‘Utilities 2.0’: The Future May Be Sooner Than We Think
Last month, I had the pleasure of moderating a panel called “Utilities 2.0: The Role of Distributed Generation and Demand Response in Evolving Utility Business Models.” The topic may sound esoteric, but to the more than sixty people in attendance, and at least fifty more watching online, the event, which was sponsored by clean energy networking group Agrion, offered insight into how these options will in a not-too-distant future revolutionize the way all of us consume electricity.
The energy industry is abuzz with talk of how distributed generation, which enables consumers to draw power from on-site sources, such as rooftop solar, and demand response, which rewards customers who use less electricity during times of peak demand, are transforming the electric utility industry. A once-in-a-generation paradigm shift is already in motion, and exactly how it will play out is anyone’s guess.
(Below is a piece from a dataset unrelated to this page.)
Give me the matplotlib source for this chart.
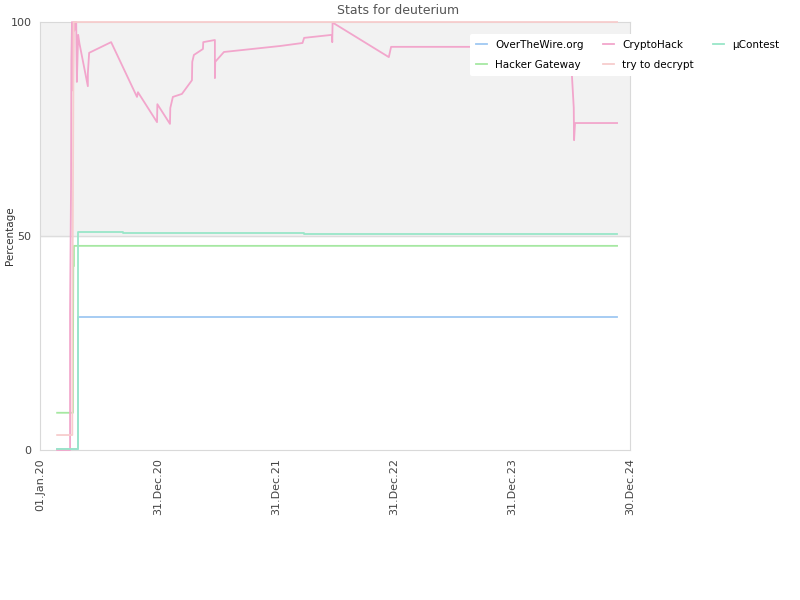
import numpy as np
import matplotlib
matplotlib.use("Agg")
import matplotlib.pyplot as plt

base = np.datetime64("2020-01-01")

# series: days since 2020-01-01, percentage
otw_days = [53, 118, 118, 1785]
otw_vals = [0.3, 0.3, 31.1, 31.1]

hg_days = [53, 102, 102, 103, 105, 105, 1785]
hg_vals = [8.7, 8.7, 20.0, 43.0, 43.0, 47.7, 47.7]

ch_days = [53, 93, 93, 96, 97, 99, 102, 104, 106, 108, 112, 114, 118, 120, 122,
           148, 148, 152, 220, 300, 303, 362, 363, 402, 403, 411, 439, 470, 471,
           476, 504, 505, 541, 541, 542, 569, 743, 812, 817, 903, 904, 905, 911,
           1079, 1086, 1642, 1645, 1651, 1652, 1655, 1785]
ch_vals = [0, 0, 32, 62, 91, 100, 84, 100, 98, 100, 100, 86, 97, 96, 95,
           85, 88, 92.8, 95.3, 82.5, 83.6, 76.6, 80.8, 76.2, 79.9, 82.5, 83.2, 86.4, 90.7,
           92.3, 93.7, 95.3, 95.8, 86.9, 90.7, 93.0, 94.4, 95.1, 96.3, 97.0, 95.3, 99.8, 99.6,
           91.8, 94.2, 94.2, 88.0, 80.0, 72.4, 76.4, 76.4]

ttd_days = [53, 100, 100, 102, 104, 1785]
ttd_vals = [3.5, 3.5, 30, 60, 100, 100]

mu_days = [53, 118, 118, 258, 258, 541, 541, 817, 817, 1785]
mu_vals = [0.3, 0.3, 51.0, 51.0, 50.8, 50.8, 50.6, 50.6, 50.4, 50.4]

series = [
    ("OverTheWire.org", otw_days, otw_vals, "#9fc8f2"),
    ("Hacker Gateway", hg_days, hg_vals, "#a6e8a2"),
    ("CryptoHack", ch_days, ch_vals, "#f2a6cc"),
    ("try to decrypt", ttd_days, ttd_vals, "#f7cdcd"),
    ("\u00b5Contest", mu_days, mu_vals, "#99e6c8"),
]

tick_dates = ["2020-01-01", "2020-12-31", "2021-12-31", "2022-12-31", "2023-12-31", "2024-12-30"]
tick_labels = ["01.Jan.20", "31.Dec.20", "31.Dec.21", "31.Dec.22", "31.Dec.23", "30.Dec.24"]

fig = plt.figure(figsize=(8, 6), dpi=100)
ax = fig.add_axes([0.05, 0.25, 0.7375, 0.7133])

ax.axhspan(50, 100, color="#f2f2f2", zorder=0)
ax.axhline(50, color="#dddddd", lw=1, zorder=0.5)

for name, d, v, c in series:
    x = base + np.array(d, dtype="timedelta64[D]")
    ax.plot(x, v, color=c, lw=1.3, label=name, zorder=3, clip_on=False)

ax.set_ylim(0, 100)
ax.set_xlim(np.datetime64(tick_dates[0]), np.datetime64(tick_dates[-1]))
ax.set_yticks([0, 50, 100])
ax.set_yticklabels(["0", "50", "100"])
ax.set_xticks([np.datetime64(t) for t in tick_dates])
ax.set_xticklabels(tick_labels, rotation=90)
ax.tick_params(length=0, labelsize=8, colors="#444444", pad=6)
for s in ax.spines.values():
    s.set_color("#d9d9d9")
    s.set_zorder(1)
ax.set_ylabel("Percentage", fontsize=7.5, color="#333333")
ax.yaxis.set_label_coords(-0.043, 0.5)

fig.text(0.4975, 0.982, "Stats for deuterium", ha="center", va="center",
         fontsize=9, color="#555555")

leg = ax.legend(ncol=3, loc="upper left", bbox_to_anchor=(0.72, 0.985),
                frameon=True, fontsize=7.5, handlelength=1.0, columnspacing=1.9,
                borderpad=0.6, labelspacing=0.95)
leg.get_frame().set_edgecolor("none")
leg.get_frame().set_facecolor("white")
leg.get_frame().set_alpha(1)
leg.set_zorder(5)

fig.savefig("out.png", dpi=100)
The Agrion panel wasn’t the only crowded event I’ve recently attended where the need for new utility business models was the topic of lively debate. Earlier this month, I joined representatives from utility companies and the New York Public Service Commission as well as other industry stakeholders at a NYU symposium on “The Utility Industry of the Future.” Both of these events came hot on the heels of the Commission’s Order last month requiring Con Edison to support more clean, distributed generation and sophisticated electricity pricing structures based on the time electricity is used.